From: David Rientjes <rientjes@google.com>
To: Davidlohr Bueso <dave@stgolabs.net>, Fan Ni <nifan.cxl@gmail.com>,
	 Gregory Price <gourry@gourry.net>,
	 Jonathan Cameron <Jonathan.Cameron@huawei.com>,
	 Joshua Hahn <joshua.hahnjy@gmail.com>,
	Raghavendra K T <rkodsara@amd.com>,
	 "Rao, Bharata Bhasker" <bharata@amd.com>,
	SeongJae Park <sj@kernel.org>,  Wei Xu <weixugc@google.com>,
	Xuezheng Chu <xuezhengchu@huawei.com>,
	 Yiannis Nikolakopoulos <yiannis@zptcorp.com>,
	Zi Yan <ziy@nvidia.com>
Cc: linux-mm@kvack.org
Subject: [Linux Memory Hotness and Promotion] Notes from November 6, 2025
Date: Sat, 8 Nov 2025 18:51:07 -0800 (PST)	[thread overview]
Message-ID: <8ff2fd10-c9ac-4912-cf56-7ecd4afd2770@google.com> (raw)

Hi everybody,

Here are the notes from the last Linux Memory Hotness and Promotion call
that happened on Thursday, November 6.  Thanks to everybody who was 
involved!

These notes are intended to bring people up to speed who could not attend 
the call as well as keep the conversation going in between meetings.

----->o-----
I read off updates from both Bharata and Raghu on the latest series of 
their work.

Bharata is in the progress of getting ready to send the next revision of 
his series and he's collecting microbenchmarks to share.  The next series 
is intended to go out over the weekend or Monday at the latest.

Raghu updated that he could root cause a performance issue for kscand 
based on feedback received from Jonathan.  He has not yet pushed that 
series upstream yet.  He's also made some early progress on LRU based 
scanning and will have some updates for the next meeting.

----->o-----
Shivank presented slides that were added to the shared drive.

He walked through his methodology for microbenchmark testing: the kernel 
promotes hot pages to the local NUMA node and the benchmark completes 
faster when more hot pages are migrated early.  He intended to answer the 
question of whether kpromoted with DMA offload will shorten the benchmark 
completion time.

To emulate this environment, he created a memoryless NUMA node to act as 
slow-tier memory and then tested kpromoted from Node 2 -> 1 (remote vs 
local NUMA latency).  This environment was close to real-world CXL systems 
in terms of memory access latency.

Gregory noted that with this set up using the cross socket link that we 
need to account for whatever the bandwidth limitations are; the latency 
graph as it goes up as bandwidth is pressured will not look the same.

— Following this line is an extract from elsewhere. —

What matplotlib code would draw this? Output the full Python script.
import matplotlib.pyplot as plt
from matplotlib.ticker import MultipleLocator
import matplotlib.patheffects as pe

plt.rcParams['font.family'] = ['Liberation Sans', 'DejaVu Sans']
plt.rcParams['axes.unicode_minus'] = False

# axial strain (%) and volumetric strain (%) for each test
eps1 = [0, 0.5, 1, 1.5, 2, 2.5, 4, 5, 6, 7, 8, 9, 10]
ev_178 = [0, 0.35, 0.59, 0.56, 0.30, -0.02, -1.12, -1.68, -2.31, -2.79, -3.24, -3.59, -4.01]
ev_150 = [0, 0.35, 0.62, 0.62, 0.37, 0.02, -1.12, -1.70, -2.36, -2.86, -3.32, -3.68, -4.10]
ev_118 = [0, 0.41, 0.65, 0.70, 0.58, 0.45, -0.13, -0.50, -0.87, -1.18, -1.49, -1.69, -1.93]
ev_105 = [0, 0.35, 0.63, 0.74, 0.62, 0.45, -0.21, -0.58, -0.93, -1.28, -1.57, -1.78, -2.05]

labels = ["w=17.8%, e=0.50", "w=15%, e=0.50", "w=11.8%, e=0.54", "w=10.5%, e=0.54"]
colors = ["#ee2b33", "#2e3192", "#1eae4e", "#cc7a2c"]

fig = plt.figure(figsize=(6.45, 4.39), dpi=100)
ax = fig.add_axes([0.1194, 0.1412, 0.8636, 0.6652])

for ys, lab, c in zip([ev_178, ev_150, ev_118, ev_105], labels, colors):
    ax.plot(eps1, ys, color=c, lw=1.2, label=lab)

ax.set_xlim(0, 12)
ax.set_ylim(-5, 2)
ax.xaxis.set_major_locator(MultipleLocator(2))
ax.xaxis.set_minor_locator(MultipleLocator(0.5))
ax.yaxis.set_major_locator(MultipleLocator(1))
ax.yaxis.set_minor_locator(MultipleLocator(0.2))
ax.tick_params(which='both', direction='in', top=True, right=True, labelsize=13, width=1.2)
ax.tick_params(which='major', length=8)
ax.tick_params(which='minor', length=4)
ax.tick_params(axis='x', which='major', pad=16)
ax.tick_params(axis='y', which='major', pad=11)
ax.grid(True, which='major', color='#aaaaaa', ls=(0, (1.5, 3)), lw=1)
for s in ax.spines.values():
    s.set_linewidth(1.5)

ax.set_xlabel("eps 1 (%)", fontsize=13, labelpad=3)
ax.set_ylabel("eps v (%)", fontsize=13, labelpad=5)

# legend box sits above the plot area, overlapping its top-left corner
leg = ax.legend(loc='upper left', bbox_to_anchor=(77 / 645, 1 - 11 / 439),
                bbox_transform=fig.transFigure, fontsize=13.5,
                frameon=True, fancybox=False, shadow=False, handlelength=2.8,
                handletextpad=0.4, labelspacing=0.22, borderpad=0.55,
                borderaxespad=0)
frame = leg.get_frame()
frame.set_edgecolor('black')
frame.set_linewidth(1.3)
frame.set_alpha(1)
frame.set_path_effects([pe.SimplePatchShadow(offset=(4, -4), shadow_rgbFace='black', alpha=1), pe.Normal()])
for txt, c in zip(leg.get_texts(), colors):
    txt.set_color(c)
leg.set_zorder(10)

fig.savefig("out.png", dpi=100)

Results for microbenchmark completion time with and without DMA offload, 
in microseconds:

	Mean (in us)	Offload		Offload		Improvement (%)
	abench Access	Disabled	Enabled (DMA
	Pattern				8 channel)
	random		39114520.00	35313111.00	(9.72)
	random repeat	11089918.20	9045263.60	(18.44)
	Sequential	27677787.00	24576768.40	(11.20)

Overall conclusion was that DMA offloading reduces abench completion time 
by 9-18% (lower is better).

Gregory asked how there could be any improvement here if there will be 
promotions from Node 2 -> 1, but also demotions from Node 1 -> 2.  Shivank 
noted there was no memory pressure on Node 1, which may not be realistic 
(there will always be demotions).

Yiannis noted it would be better to include numbers on promotions and 
demotions.  Gregory asked for memory usage before and after on each node.

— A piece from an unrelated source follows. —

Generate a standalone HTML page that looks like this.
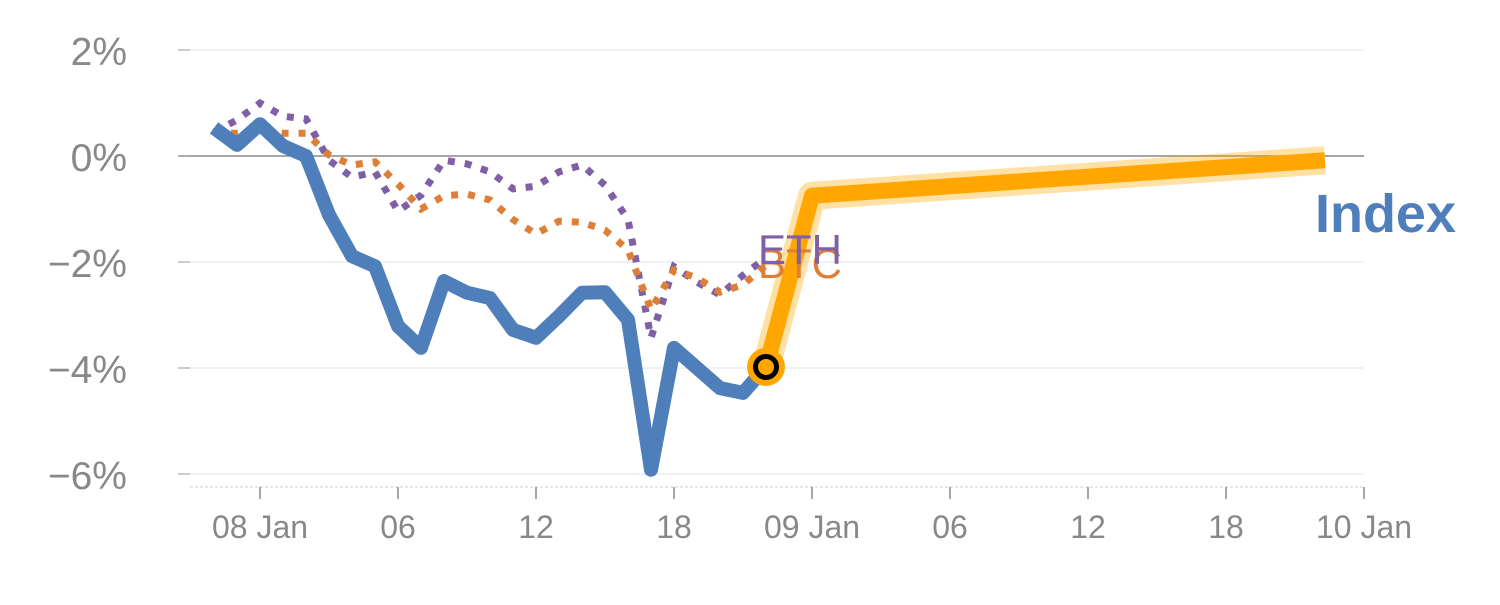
<!DOCTYPE html>
<html><head><meta charset="utf-8"><style>
body{margin:0;background:#fff}
svg text{font-family:"Liberation Sans",sans-serif}
</style></head><body>
<svg id="c" width="1500" height="600" viewBox="0 0 1500 600"></svg>
<script>
const hours=[-2,-1,0,1,2,3,4,5,6,7,8,9,10,11,12,13,14,15,16,17,18,19,20,21,22];
const indexVals=[0.53,0.21,0.6,0.19,0,-1.11,-1.89,-2.08,-3.21,-3.62,-2.36,-2.58,-2.68,-3.28,-3.43,-3.02,-2.58,-2.57,-3.09,-5.92,-3.62,-4.0,-4.38,-4.47,-3.98];
const ethVals=[0.45,0.68,1.0,0.75,0.7,-0.08,-0.4,-0.3,-1.04,-0.74,-0.08,-0.15,-0.3,-0.62,-0.57,-0.3,-0.17,-0.55,-1.2,-3.43,-2.09,-2.38,-2.62,-2.25,-1.92];
const btcVals=[0.43,0.43,0.49,0.43,0.43,0.02,-0.17,-0.11,-0.53,-1.0,-0.75,-0.72,-0.83,-1.2,-1.47,-1.23,-1.25,-1.4,-1.77,-2.9,-2.15,-2.3,-2.57,-2.43,-2.06];
const fcHours=[22,24,46.3];
const fcVals=[-3.98,-0.75,-0.08];
const yTicks=[2,0,-2,-4,-6];
const yTickLabels=["2%","0%","\u22122%","\u22124%","\u22126%"];
const xTicks=[0,6,12,18,24,30,36,42,48];
const xTickLabels=["08 Jan","06","12","18","09 Jan","06","12","18","10 Jan"];

const svg=document.getElementById('c');
const NS="http://www.w3.org/2000/svg";
const X=h=>260+23*h;
const Y=v=>156-53*v;
function mk(tag,attrs,parent){const e=document.createElementNS(NS,tag);for(const k in attrs)e.setAttribute(k,attrs[k]);(parent||svg).appendChild(e);return e;}

yTicks.forEach((t,i)=>{
  const g=mk('line',{x1:178,x2:1364,y1:Y(t),y2:Y(t),stroke:t===0?'#888':'#e3e3e3','stroke-width':t===0?1.5:1});
  
  
  const tk=mk('line',{x1:178,x2:190,y1:Y(t),y2:Y(t),stroke:'#999','stroke-width':1});
  
  
  const tx=mk('text',{x:127,y:Y(t)+15,'text-anchor':'end','font-size':39,fill:'#888'});
  tx.textContent=yTickLabels[i];
  
  
});
const base=mk('line',{x1:190,x2:1364,y1:487,y2:487,stroke:'#ddd','stroke-width':1.5,'stroke-dasharray':'3,2'});


xTicks.forEach((t,i)=>{
  const tk=mk('line',{x1:X(t),x2:X(t),y1:487,y2:499,stroke:'#888','stroke-width':1.5});
  
  
  const tx=mk('text',{x:X(t),y:538,'text-anchor':'middle','font-size':32,fill:'#888'});
  tx.textContent=xTickLabels[i];
  
  
});
const pts=(hs,vs)=>hs.map((h,i)=>X(h)+','+Y(vs[i])).join(' ');

const eth=mk('polyline',{points:pts(hours,ethVals),fill:'none',stroke:'#7f5fa6','stroke-width':7,'stroke-dasharray':'7,10'});


const btc=mk('polyline',{points:pts(hours,btcVals),fill:'none',stroke:'#dd7f36','stroke-width':7,'stroke-dasharray':'7,10'});



const idx=mk('polyline',{points:pts(hours,indexVals),fill:'none',stroke:'#4e7fbb','stroke-width':14,'stroke-linejoin':'round'});



const halo=mk('polyline',{points:pts(fcHours,fcVals),fill:'none',stroke:'rgba(255,170,0,0.35)','stroke-width':28,'stroke-linejoin':'round'});


const fc=mk('polyline',{points:pts(fcHours,fcVals),fill:'none',stroke:'#ffa600','stroke-width':16,'stroke-linejoin':'round'});



const lx=X(hours[hours.length-1]), ly=Y(indexVals[indexVals.length-1]);
const m1=mk('circle',{cx:lx,cy:ly,r:19,fill:'#ffa600'});


mk('circle',{cx:lx,cy:ly,r:10.5,fill:'#ffa600',stroke:'#000','stroke-width':5});

const bl=mk('text',{x:758,y:278,'font-size':42,fill:'#dd7f36'});
bl.textContent='BTC';


const el=mk('text',{x:758,y:264,'font-size':42,fill:'#7f5fa6'});
el.textContent='ETH';


const il=mk('text',{x:1456,y:232,'text-anchor':'end','font-size':54,'font-weight':'bold',fill:'#4e7fbb'});
il.textContent='Index';


</script>
</body></html>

Wei Xu noted that you may not want to saturate the bandwidth with 
promotions but rather leave the majority of bandwidth for organic memory 
accesses.  He also noted that since we are uisng thps here, on an access 
we may need to migrate all 512 4KB memory that may not be ideal.  Shivank 
noted that this doesn't necessarily require thp, there were observed 
improvement even by batch migration of 100 or 200 4KB pages.

----->o-----
For DMA offloading for migrate_pages(), Shivank opined that SDXI may be 
better but he lacked the hardware needed for the evaluation.  He also 
noted an upstream series that provided a multi-threaded offload using idle 
cpu cores being worked on by Nvidia.

Using the new batched design for migrate_folios_batch_move(), the batch 
copy of folio data includes a migrator that is configurable at runtime via 
sysfs.  For example, static_call(_folios_copy) allows for pluggable 
migrators (Default, MT CPU copy, DMA Offload, etc).

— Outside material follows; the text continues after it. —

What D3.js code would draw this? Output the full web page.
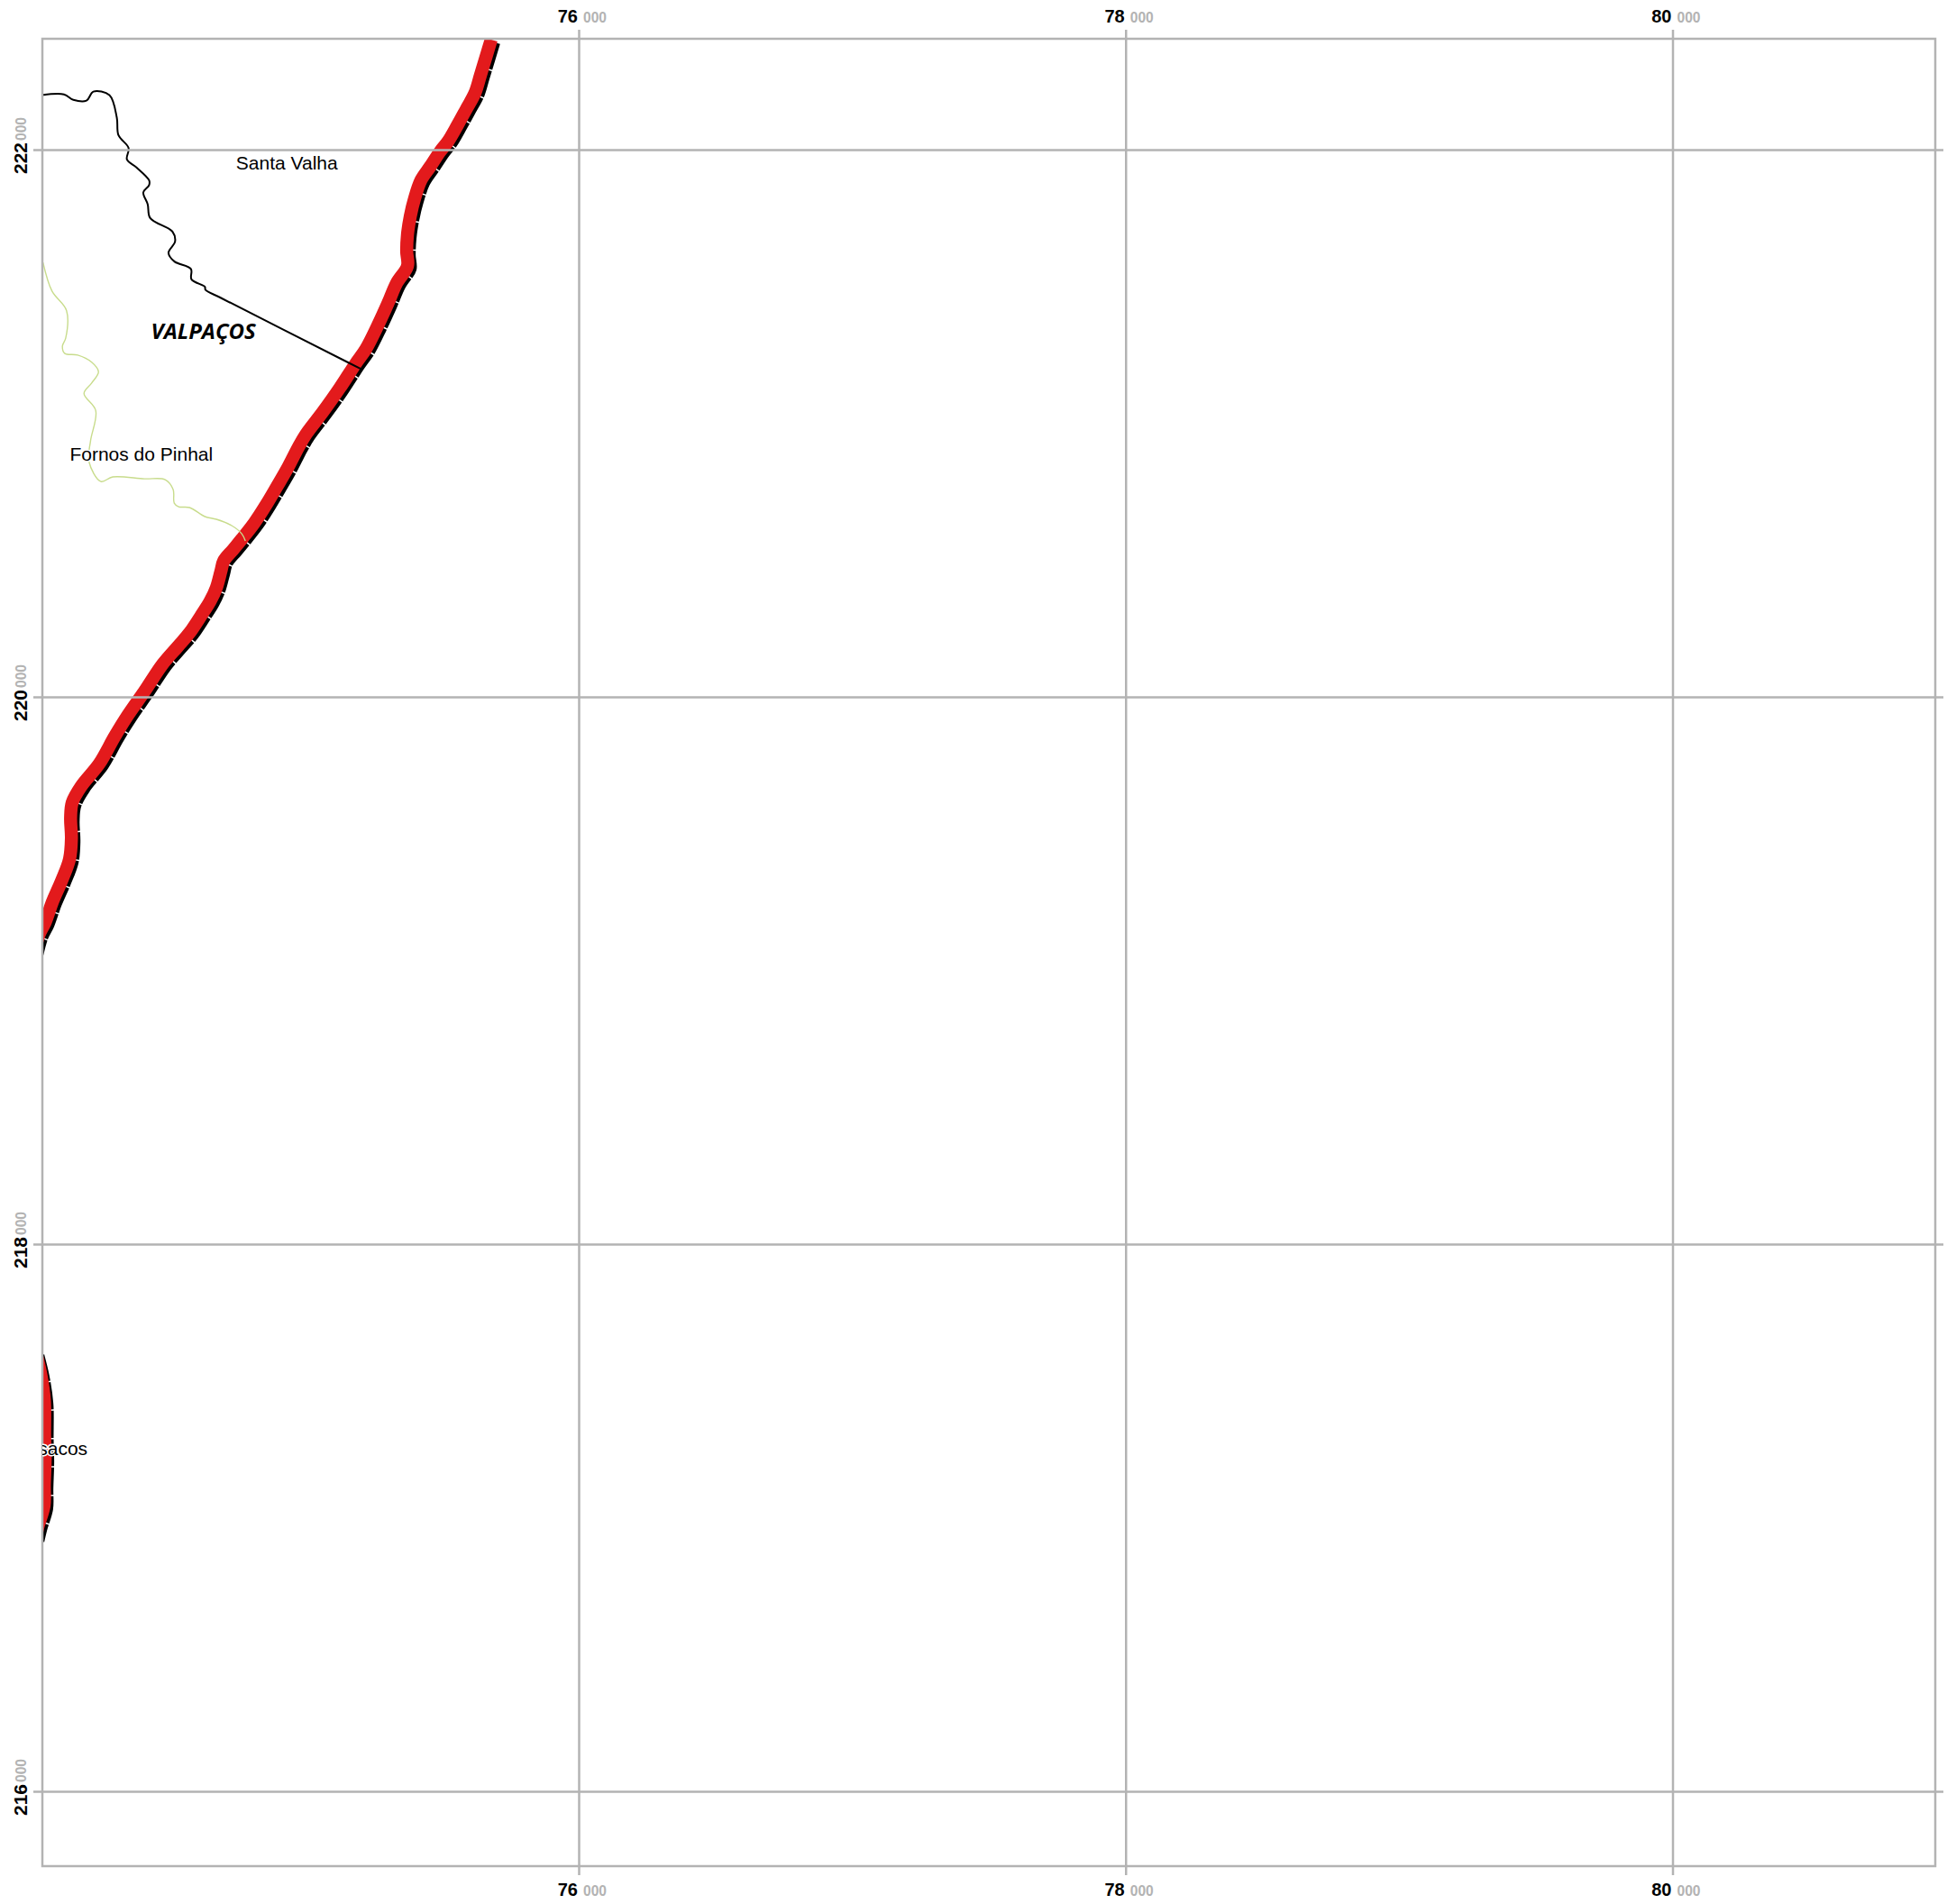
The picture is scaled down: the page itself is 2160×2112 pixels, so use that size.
<!DOCTYPE html>
<html>
<head>
<meta charset="utf-8">
<script src="https://d3js.org/d3.v7.min.js"></script>
<style>
  html, body { margin: 0; background: #fff; }
  text { font-family: "Liberation Sans", Arial, sans-serif; }
  .grid line { stroke: #b3b3b3; stroke-width: 2.5; }
  .grid .domain { display: none; }
  .km { font-size: 20px; font-weight: bold; fill: #000; }
  .km.side { font-size: 21px; }
  .m { font-size: 15.6px; font-weight: bold; fill: #b3b3b3; }
  .place { font-size: 21px; fill: #000; paint-order: stroke; stroke: #fff; stroke-width: 3px; }
  .concelho { font-family: "Open Sans", sans-serif; font-size: 24px; font-weight: bold; font-style: italic; }
</style>
</head>
<body>
<script>
// map coordinates in metres
var xTicks = [76000, 78000, 80000];
var yTicks = [222000, 220000, 218000, 216000];

var roadNorth = [
  [75680,222402],[75661,222339],[75641,222273],[75621,222208],[75591,222152],[75558,222092],
  [75522,222030],[75493,221993],[75456,221937],[75423,221888],[75400,221822],[75384,221756],
  [75374,221690],[75371,221628],[75374,221575],[75334,221512],[75303,221440],[75265,221357],
  [75222,221272],[75183,221216],[75127,221130],[75064,221041],[75002,220959],[74975,220913],
  [74932,220830],[74896,220768],[74857,220702],[74814,220636],[74768,220577],[74735,220537],
  [74702,220497],[74692,220461],[74675,220399],[74652,220349],[74619,220297],[74577,220234],
  [74534,220184],[74478,220119],[74412,220020],[74352,219934],[74303,219855],[74247,219756],
  [74181,219674],[74148,219614],[74142,219558],[74145,219483],[74138,219407],[74109,219328],
  [74076,219252],[74049,219176],[74026,219130],[74010,219071]
];

var roadSouth = [
  [74013,217608],[74032,217529],[74046,217430],[74047,217298],[74049,217219],
  [74046,217120],[74045,217044],[74023,216969],[74013,216926]
];

var boundary = [
  [74033,222199],[74118,222202],[74152,222182],[74200,222179],[74225,222212],[74284,222199],
  [74311,222117],[74317,222053],[74354,222006],[74348,221964],[74383,221935],[74429,221888],
  [74429,221870],[74408,221844],[74424,221800],[74433,221750],[74515,221700],[74524,221664],
  [74500,221623],[74522,221591],[74582,221564],[74584,221526],[74633,221499],[74635,221488],
  [74692,221458],[75153,221224],[75203,221199]
];

var parish = [
  [74041,221588],[74074,221483],[74127,221412],[74124,221311],[74112,221282],[74121,221255],
  [74168,221249],[74219,221223],[74244,221188],[74219,221147],[74191,221109],[74234,221046],
  [74215,220936],[74209,220860],[74253,220787],[74296,220804],[74412,220797],[74488,220794],
  [74517,220758],[74521,220708],[74537,220695],[74577,220692],[74633,220659],[74675,220649],
  [74731,220626],[74768,220596],[74781,220570]
];

var places = [
  { name: "Santa Valha", loc: [74747, 221929] },
  { name: "Fornos do Pinhal", loc: [74139, 220864] }
];
var possacos = { name: "Possacos", loc: [74204, 217229] };
var concelho = { name: "VALPAÇOS", loc: [74436, 221308] };

var width = 2160,
  height = 2112;
var frame = { left: 47, right: 2147, top: 43, bottom: 2070 };

var svg = d3.select("body").append("svg")
  .attr("width", width)
  .attr("height", height)
  .style("display", "block");

var x = d3.scaleLinear().domain([76000, 80000]).range([642, 1855.5]);
var y = d3.scaleLinear().domain([222000, 216000]).range([166, 1987]);

svg.append("defs").append("clipPath").attr("id", "map")
  .append("rect")
  .attr("x", frame.left)
  .attr("y", frame.top)
  .attr("width", frame.right - frame.left)
  .attr("height", frame.bottom - frame.top);

var line = d3.line()
  .x(d => x(d[0]))
  .y(d => y(d[1]))
  .curve(d3.curveCatmullRom.alpha(0.5));

var map = svg.append("g").attr("clip-path", "url(#map)");

// black dashed line runs along the lower right side of the red one
[roadNorth, roadSouth].forEach(road => {
  map.append("path")
    .attr("d", line(road))
    .attr("transform", "translate(7,4)")
    .attr("fill", "none")
    .attr("stroke", "#000")
    .attr("stroke-width", 6)
    .attr("stroke-dasharray", "30 1.5");
  map.append("path")
    .attr("d", line(road))
    .attr("fill", "none")
    .attr("stroke", "#e31a1c")
    .attr("stroke-width", 14.5);
});

map.append("path")
  .attr("d", line(parish))
  .attr("fill", "none")
  .attr("stroke", "#c8dc8c")
  .attr("stroke-width", 1.4);

map.append("path")
  .attr("d", line(boundary))
  .attr("fill", "none")
  .attr("stroke", "#000")
  .attr("stroke-width", 2);

// grid, the ticks stick out a little past the frame
svg.append("g")
  .attr("class", "grid")
  .attr("transform", "translate(0,33)")
  .call(d3.axisBottom(x).tickValues(xTicks).tickSize(2080 - 33).tickFormat(""));

svg.append("g")
  .attr("class", "grid")
  .attr("transform", "translate(37,0)")
  .call(d3.axisRight(y).tickValues(yTicks).tickSize(2156 - 37).tickFormat(""));

svg.append("rect")
  .attr("x", frame.left)
  .attr("y", frame.top)
  .attr("width", frame.right - frame.left)
  .attr("height", frame.bottom - frame.top)
  .attr("fill", "none")
  .attr("stroke", "#b3b3b3")
  .attr("stroke-width", 2.5);

// labels
var labels = svg.append("g");

labels.selectAll(".place")
  .data(places)
  .enter()
  .append("text")
  .attr("class", "place")
  .attr("x", d => x(d.loc[0]))
  .attr("y", d => y(d.loc[1]))
  .text(d => d.name);

svg.append("g").attr("clip-path", "url(#map)")
  .append("text")
  .attr("class", "place")
  .attr("text-anchor", "end")
  .attr("x", x(possacos.loc[0]))
  .attr("y", y(possacos.loc[1]))
  .text(possacos.name);

labels.append("text")
  .attr("class", "concelho")
  .attr("x", x(concelho.loc[0]))
  .attr("y", y(concelho.loc[1]))
  .text(concelho.name);

// tick labels, km in black and the three zeros in grey
[25, 2103].forEach(base => {
  var g = svg.append("g");
  g.selectAll(".km")
    .data(xTicks)
    .enter()
    .append("text")
    .attr("class", "km")
    .attr("text-anchor", "end")
    .attr("x", d => x(d) - 1)
    .attr("y", base)
    .text(d => d / 1000);
  g.selectAll(".m")
    .data(xTicks)
    .enter()
    .append("text")
    .attr("class", "m")
    .attr("x", d => x(d) + 5)
    .attr("y", base)
    .text("000");
});

var yLabels = svg.append("g").selectAll("g")
  .data(yTicks)
  .enter()
  .append("g")
  .attr("transform", d => "translate(30," + y(d) + ") rotate(-90)");

yLabels.append("text")
  .attr("class", "km side")
  .attr("text-anchor", "end")
  .attr("x", 8)
  .text(d => d / 1000);

yLabels.append("text")
  .attr("class", "m")
  .attr("x", 10)
  .attr("y", -1)
  .text("000");
</script>
</body>
</html>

I suggested that this would be useful even beyond CXL use cases, for 
example, if you can offload most of your memory compaction then this would 
be generally useful.  Shivank said the patch series is currently in v3 and 
is receiving feedback from Jonathan.  There is discussion on the right 
interface for configuring the migrator and its parameters.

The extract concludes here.